There are two big differences between now and then, though.
First, there were more than 800,000 tonnes of zinc in LME warehouses at the start of 2013. Today the figure is half that.
Second, and more importantly, the market structure is very different.
The front part of the LME zinc curve was in persistent contango over the course of 2013 with three-month metal trading at a premium of about $30-40 per tonne over LME cash prices.
That’s the sort of market structure that stocks financiers love since the return from the contango covers their costs, which are largely related to storing the metal during the financing term.
But the LME’s benchmark cash-to-three-month spread CMZN0-3 hasn’t seen that wide a contango since. Rather, the spread has been increasingly prone to flip the other way into backwardation, most recently last month, when cash commanded a premium of $6.75 per tonne over three-month metal.
No money to be made there for any would-be financiers.
That’s not to say that there isn’t still zinc sitting in the statistical off-exchange shadows in New Orleans. Indeed, the recent tightening of the LME spreads sucked in 24,700 tonnes over the course of February.
But without any financing incentive driven by the spreads, the inference is that this recent bout of mass cancellations represents a metal grab by those looking to build strategic physical positions, similar to that seen in the LME lead market in January.
Graphic on China’s net imports of refined zinc: 2009-2017
One wild-card in the North American zinc stocks equation, though, comes in the form of the strike at the CEZ zinc refinery in Canada, now in its third week.
Refinery owner Noranda Income Fund said at the start of the walk-out it would try and maintain limited production at the 275,000 tonne per year facility.
It has just released fourth-quarter results, confirming that it has “resumed partial production with staff operating the facility”, and noting it is still “evaluating its production capacity under this scenario”.
Might this be a factor in the LME cancellation activity? It’s possible, although the company also said it “has attempted to minimise the impact on customers by shipping inventory and new production”.
Moreover, the scale of LME cancellations dwarfs the likely loss of metal at CEZ, unless the company is anticipating a really long strike.
That leaves physical hoarding in anticipation of a steadily tightening refined metal market the most likely explanation for the LME stocks raid.
One bit of the anticipated zinc bull story, however, has so far failed to fall into place, namely China.

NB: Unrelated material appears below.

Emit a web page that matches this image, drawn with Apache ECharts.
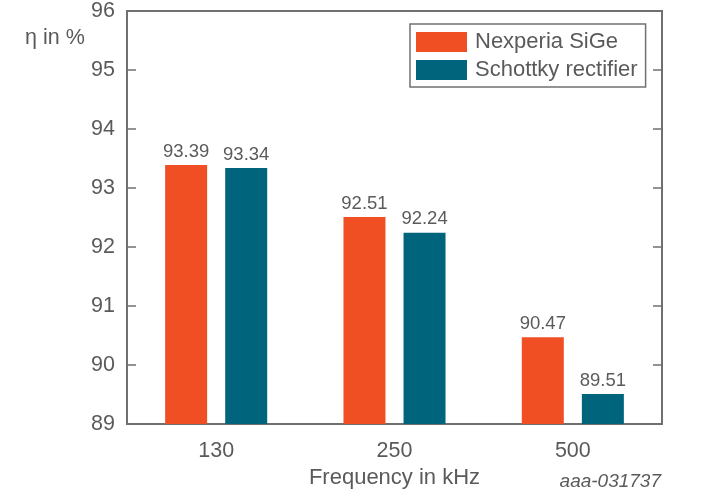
<!DOCTYPE html>
<html>
<head>
<meta charset="utf-8">
<script src="https://cdn.jsdelivr.net/npm/echarts@6/dist/echarts.min.js"></script>
<style>html,body{margin:0;padding:0;background:#fff}#c{width:723px;height:500px}</style>
</head>
<body>
<div id="c"></div>
<script>
const categories = ['130', '250', '500'];
const seriesNames = ['Nexperia SiGe', 'Schottky rectifier'];
const sigeValues = [93.39, 92.51, 90.47];
const schottkyValues = [93.34, 92.24, 89.51];
const yTicks = [89, 90, 91, 92, 93, 94, 95, 96];

const axisColor = '#707070';
const textColor = '#5a5a5a';
const font = 'Liberation Sans, Arial, sans-serif';

const chart = echarts.init(document.getElementById('c'), null, {renderer: 'canvas'});
const labelOpt = {show: true, position: 'top', distance: 4, fontSize: 18.5, color: textColor, fontFamily: font,
  formatter: p => p.value.toFixed(2)};
chart.setOption({
  animation: false,
  textStyle: {fontFamily: font},
  grid: {left: 127, right: 61, top: 9, bottom: 76, show: true, borderColor: axisColor, borderWidth: 2, backgroundColor: 'transparent'},
  legend: {
    left: 410, top: 24, orient: 'vertical',
    data: seriesNames,
    itemWidth: 51, itemHeight: 20, itemGap: 6,
    padding: [7, 8, 6, 6],
    borderColor: axisColor, borderWidth: 1.5,
    textStyle: {fontSize: 22, color: textColor, fontFamily: font, lineHeight: 20, padding: [0, 0, 0, 3]},
    icon: 'rect'
  },
  xAxis: [{
    type: 'category', data: categories,
    axisLine: {lineStyle: {color: axisColor, width: 2}},
    axisTick: {inside: true, alignWithLabel: true, length: 8, lineStyle: {color: axisColor, width: 1.5}},
    axisLabel: {fontSize: 21.5, color: textColor, margin: 16, fontFamily: font},
    name: 'Frequency in kHz', nameLocation: 'middle', nameGap: 38,
    nameTextStyle: {fontSize: 22, color: textColor, fontFamily: font}
  }],
  yAxis: [{
    type: 'value', min: yTicks[0], max: yTicks[yTicks.length - 1], interval: 1,
    axisLine: {show: true, lineStyle: {color: axisColor, width: 2}},
    axisTick: {show: true, inside: true, length: 9, lineStyle: {color: axisColor, width: 1.5}},
    axisLabel: {fontSize: 21.5, color: textColor, margin: 12, fontFamily: font},
    splitLine: {show: false}
  }, {
    type: 'value', position: 'right', min: yTicks[0], max: yTicks[yTicks.length - 1], interval: 1,
    axisLine: {show: true, lineStyle: {color: axisColor, width: 2}},
    axisTick: {show: true, inside: true, length: 9, lineStyle: {color: axisColor, width: 1.5}},
    axisLabel: {show: false},
    splitLine: {show: false}
  }],
  series: [{
    name: seriesNames[0], type: 'bar', data: sigeValues, barWidth: 42, barGap: '43%',
    itemStyle: {color: '#F04E23'}, label: labelOpt
  }, {
    name: seriesNames[1], type: 'bar', data: schottkyValues, barWidth: 42,
    itemStyle: {color: '#00657C'}, label: labelOpt
  }],
  graphic: [{
    type: 'text', left: 25, top: 27,
    style: {text: 'η in %', fontSize: 21.5, fill: textColor, fontFamily: font}
  }, {
    type: 'text', right: 62, top: 472,
    style: {text: 'aaa-031737', fontSize: 19, fontStyle: 'italic', fill: textColor, fontFamily: font}
  }]
});
</script>
</body>
</html>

China has historically been a major importer of zinc concentrates to top up domestic supply to its smelters.
It should in theory be feeling the raw materials pinch, particularly since concentrates imports slumped 49 percent last year and were down again in January to the tune of 7 percent.
Yet there has been no discernible impact on refined metal availability in the country.
Stocks registered with the Shanghai Futures Exchange stand at 197,895 tonnes, roughly in the middle of the last year’s range.
And imports of refined zinc remain highly subdued.
Net imports actually fell last year by almost 10 percent to 403,000 tonnes and January’s readout of 16,000 tonnes was the lowest since September of last year.
The assumption among analysts is that smelters are running down concentrates stocks accumulated during the years of abundant supply.
But how long can they continue doing so? And how long before the country steps up its call on metal from the rest of the world?